* TASK STATEMENT: Below is some material; set it all down exactly, apart from the pictures.

* DATA SECTION:

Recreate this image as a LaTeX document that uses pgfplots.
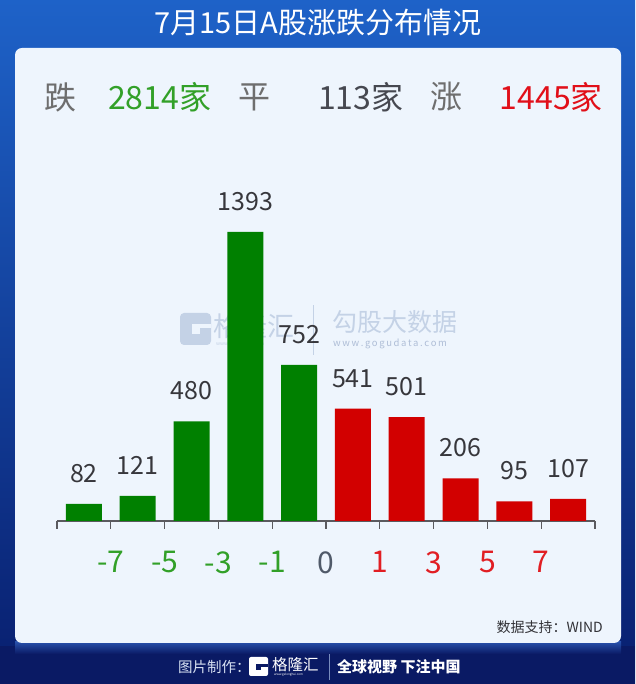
\documentclass[border=0pt]{standalone}
\usepackage{fontspec}
\setmainfont{Noto Sans CJK SC}
\usepackage{pgfplots}
\pgfplotsset{compat=1.18}
\definecolor{bargreen}{RGB}{0,128,0}
\definecolor{barred}{RGB}{210,0,0}
\definecolor{lblgreen}{RGB}{50,160,40}
\definecolor{lblred}{RGB}{225,30,35}
\definecolor{lblgray}{RGB}{80,90,105}
\definecolor{hdrgray}{RGB}{110,110,110}
\definecolor{hdrdark}{RGB}{70,72,80}
\definecolor{hdrred}{RGB}{225,15,25}
\definecolor{panel}{RGB}{238,245,253}
\definecolor{wm}{RGB}{196,210,230}
\definecolor{wmtext}{RGB}{175,190,215}
\definecolor{navy}{RGB}{10,26,100}
\definecolor{bgtop}{RGB}{30,98,200}
\definecolor{bgbot}{RGB}{8,30,110}
\definecolor{glow}{RGB}{40,80,170}
\definecolor{srcgray}{RGB}{50,50,55}
\definecolor{foottext}{RGB}{215,225,242}
\definecolor{footdiv}{RGB}{120,140,190}
\definecolor{axisgray}{RGB}{90,90,95}
\definecolor{valgray}{RGB}{55,55,60}
\begin{document}
\begin{tikzpicture}[x=1pt,y=1pt]
% background
\shade[top color=bgtop, bottom color=bgbot] (0,0) rectangle (635,684);
\fill[navy] (0,0) rectangle (635,38);
\shade[top color=glow, bottom color=navy] (15,30) rectangle (621,42);
% panel
\fill[panel, rounded corners=7pt] (15,41) rectangle (621,636);
% title
\node[text=white, font=\fontsize{29}{32}\selectfont] at (318,661) {7月15日A股涨跌分布情况};
% header
\node[text=hdrgray, font=\fontsize{32}{36}\selectfont] at (60,587) {跌};
\node[text=lblgreen, font=\fontsize{32}{36}\selectfont, anchor=west, inner sep=0pt] at (108,587) {2814家};
\node[text=hdrgray, font=\fontsize{32}{36}\selectfont] at (254,587) {平};
\node[text=hdrdark, font=\fontsize{32}{36}\selectfont, anchor=west, inner sep=0pt] at (318,587) {113家};
\node[text=hdrgray, font=\fontsize{32}{36}\selectfont] at (446,587) {涨};
\node[text=hdrred, font=\fontsize{32}{36}\selectfont, anchor=east, inner sep=0pt] at (603,587) {1445家};
% watermark
\fill[wm, rounded corners=4pt] (180,339) rectangle (211,371);
\fill[panel] (192,350) rectangle (211,360);
\fill[wm] (200,345) rectangle (211,356);
\node[text=wm, font=\fontsize{27}{30}\selectfont, anchor=west, inner sep=0pt] at (213,358) {格隆汇};
\node[text=wm, font=\fontsize{5}{6}\selectfont, anchor=west, inner sep=0pt] at (216,340) {www.gelonghui.com};
\draw[draw=wm, line width=1pt] (313,329) -- (313,379);
\node[text=wm, font=\fontsize{25}{28}\selectfont, anchor=west, inner sep=0pt] at (332,362) {勾股大数据};
\node[text=wmtext, font=\fontsize{9.5}{11}\selectfont, anchor=west, inner sep=0pt] at (333,340) {w\,w\,w\,.\,g\,o\,g\,u\,d\,a\,t\,a\,.\,c\,o\,m};
% source
\node[text=srcgray, font=\fontsize{14}{16}\selectfont, anchor=east, inner sep=0pt] at (603,57) {数据支持：WIND};
% footer
\node[text=foottext, font=\fontsize{14.5}{16}\selectfont, anchor=west, inner sep=0pt] at (178,17) {图片制作：};
\fill[white, rounded corners=2pt] (249,8) rectangle (268,27);
\fill[navy] (256,14) rectangle (268,20);
\fill[white] (261,11) rectangle (268,17);
\node[text=white, font=\fontsize{15.5}{17}\selectfont, anchor=west, inner sep=0pt] at (272,19) {格隆汇};
\node[text=white, font=\fontsize{3}{4}\selectfont, anchor=west, inner sep=0pt] at (274,9) {www.gelonghui.com};
\draw[draw=footdiv, line width=0.8pt] (329,4) -- (329,30);
\node[text=white, font=\bfseries\fontsize{15}{17}\selectfont, anchor=west, inner sep=0pt] at (337,17) {全球视野 下注中国};
% chart
\begin{axis}[
  at={(57pt,163pt)}, anchor=south west,
  scale only axis, width=538pt, height=332pt,
  xmin=-0.5, xmax=9.5, ymin=0, ymax=1600,
  clip=false,
  axis x line=bottom, axis y line=none,
  axis line style={-, draw=axisgray, line width=1.4pt},
  xtick={-0.5,0.5,...,9.5},
  xticklabels={{},\textcolor{lblgreen}{-7},\textcolor{lblgreen}{-5},\textcolor{lblgreen}{-3},\textcolor{lblgreen}{-1},\textcolor{lblgray}{0},\textcolor{lblred}{1},\textcolor{lblred}{3},\textcolor{lblred}{5},\textcolor{lblred}{7},{}},
  xticklabel style={font=\fontsize{30}{34}\selectfont, yshift=-19pt},
  tick align=outside, major tick length=8pt,
  tick style={draw=axisgray, line width=1.2pt},
  ybar, bar width=36pt, bar shift=0pt,
  /pgf/number format/assume math mode=true,
  /pgf/number format/1000 sep={},
  nodes near coords,
  every node near coord/.append style={font=\fontsize{25}{28}\selectfont, text=valgray, inner sep=0pt, anchor=south, yshift=21pt},
]
\addplot[fill=bargreen, draw=none] coordinates {(0,82) (1,121) (2,480) (3,1393) (4,752)};
\addplot[fill=barred, draw=none] coordinates {(5,541) (6,501) (7,206) (8,95) (9,107)};
\end{axis}
\end{tikzpicture}
\end{document}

* TASK SOLUTION:
Recreate this image as a LaTeX document that uses pgfplots.
\documentclass[border=0pt]{standalone}
\usepackage{fontspec}
\setmainfont{Noto Sans CJK SC}
\usepackage{pgfplots}
\pgfplotsset{compat=1.18}
\definecolor{bargreen}{RGB}{0,128,0}
\definecolor{barred}{RGB}{210,0,0}
\definecolor{lblgreen}{RGB}{50,160,40}
\definecolor{lblred}{RGB}{225,30,35}
\definecolor{lblgray}{RGB}{80,90,105}
\definecolor{hdrgray}{RGB}{110,110,110}
\definecolor{hdrdark}{RGB}{70,72,80}
\definecolor{hdrred}{RGB}{225,15,25}
\definecolor{panel}{RGB}{238,245,253}
\definecolor{wm}{RGB}{196,210,230}
\definecolor{wmtext}{RGB}{175,190,215}
\definecolor{navy}{RGB}{10,26,100}
\definecolor{bgtop}{RGB}{30,98,200}
\definecolor{bgbot}{RGB}{8,30,110}
\definecolor{glow}{RGB}{40,80,170}
\definecolor{srcgray}{RGB}{50,50,55}
\definecolor{foottext}{RGB}{215,225,242}
\definecolor{footdiv}{RGB}{120,140,190}
\definecolor{axisgray}{RGB}{90,90,95}
\definecolor{valgray}{RGB}{55,55,60}
\begin{document}
\begin{tikzpicture}[x=1pt,y=1pt]
% background
\shade[top color=bgtop, bottom color=bgbot] (0,0) rectangle (635,684);
\fill[navy] (0,0) rectangle (635,38);
\shade[top color=glow, bottom color=navy] (15,30) rectangle (621,42);
% panel
\fill[panel, rounded corners=7pt] (15,41) rectangle (621,636);
% title
\node[text=white, font=\fontsize{29}{32}\selectfont] at (318,661) {7月15日A股涨跌分布情况};
% header
\node[text=hdrgray, font=\fontsize{32}{36}\selectfont] at (60,587) {跌};
\node[text=lblgreen, font=\fontsize{32}{36}\selectfont, anchor=west, inner sep=0pt] at (108,587) {2814家};
\node[text=hdrgray, font=\fontsize{32}{36}\selectfont] at (254,587) {平};
\node[text=hdrdark, font=\fontsize{32}{36}\selectfont, anchor=west, inner sep=0pt] at (318,587) {113家};
\node[text=hdrgray, font=\fontsize{32}{36}\selectfont] at (446,587) {涨};
\node[text=hdrred, font=\fontsize{32}{36}\selectfont, anchor=east, inner sep=0pt] at (603,587) {1445家};
% watermark
\fill[wm, rounded corners=4pt] (180,339) rectangle (211,371);
\fill[panel] (192,350) rectangle (211,360);
\fill[wm] (200,345) rectangle (211,356);
\node[text=wm, font=\fontsize{27}{30}\selectfont, anchor=west, inner sep=0pt] at (213,358) {格隆汇};
\node[text=wm, font=\fontsize{5}{6}\selectfont, anchor=west, inner sep=0pt] at (216,340) {www.gelonghui.com};
\draw[draw=wm, line width=1pt] (313,329) -- (313,379);
\node[text=wm, font=\fontsize{25}{28}\selectfont, anchor=west, inner sep=0pt] at (332,362) {勾股大数据};
\node[text=wmtext, font=\fontsize{9.5}{11}\selectfont, anchor=west, inner sep=0pt] at (333,340) {w\,w\,w\,.\,g\,o\,g\,u\,d\,a\,t\,a\,.\,c\,o\,m};
% source
\node[text=srcgray, font=\fontsize{14}{16}\selectfont, anchor=east, inner sep=0pt] at (603,57) {数据支持：WIND};
% footer
\node[text=foottext, font=\fontsize{14.5}{16}\selectfont, anchor=west, inner sep=0pt] at (178,17) {图片制作：};
\fill[white, rounded corners=2pt] (249,8) rectangle (268,27);
\fill[navy] (256,14) rectangle (268,20);
\fill[white] (261,11) rectangle (268,17);
\node[text=white, font=\fontsize{15.5}{17}\selectfont, anchor=west, inner sep=0pt] at (272,19) {格隆汇};
\node[text=white, font=\fontsize{3}{4}\selectfont, anchor=west, inner sep=0pt] at (274,9) {www.gelonghui.com};
\draw[draw=footdiv, line width=0.8pt] (329,4) -- (329,30);
\node[text=white, font=\bfseries\fontsize{15}{17}\selectfont, anchor=west, inner sep=0pt] at (337,17) {全球视野 下注中国};
% chart
\begin{axis}[
  at={(57pt,163pt)}, anchor=south west,
  scale only axis, width=538pt, height=332pt,
  xmin=-0.5, xmax=9.5, ymin=0, ymax=1600,
  clip=false,
  axis x line=bottom, axis y line=none,
  axis line style={-, draw=axisgray, line width=1.4pt},
  xtick={-0.5,0.5,...,9.5},
  xticklabels={{},\textcolor{lblgreen}{-7},\textcolor{lblgreen}{-5},\textcolor{lblgreen}{-3},\textcolor{lblgreen}{-1},\textcolor{lblgray}{0},\textcolor{lblred}{1},\textcolor{lblred}{3},\textcolor{lblred}{5},\textcolor{lblred}{7},{}},
  xticklabel style={font=\fontsize{30}{34}\selectfont, yshift=-19pt},
  tick align=outside, major tick length=8pt,
  tick style={draw=axisgray, line width=1.2pt},
  ybar, bar width=36pt, bar shift=0pt,
  /pgf/number format/assume math mode=true,
  /pgf/number format/1000 sep={},
  nodes near coords,
  every node near coord/.append style={font=\fontsize{25}{28}\selectfont, text=valgray, inner sep=0pt, anchor=south, yshift=21pt},
]
\addplot[fill=bargreen, draw=none] coordinates {(0,82) (1,121) (2,480) (3,1393) (4,752)};
\addplot[fill=barred, draw=none] coordinates {(5,541) (6,501) (7,206) (8,95) (9,107)};
\end{axis}
\end{tikzpicture}
\end{document}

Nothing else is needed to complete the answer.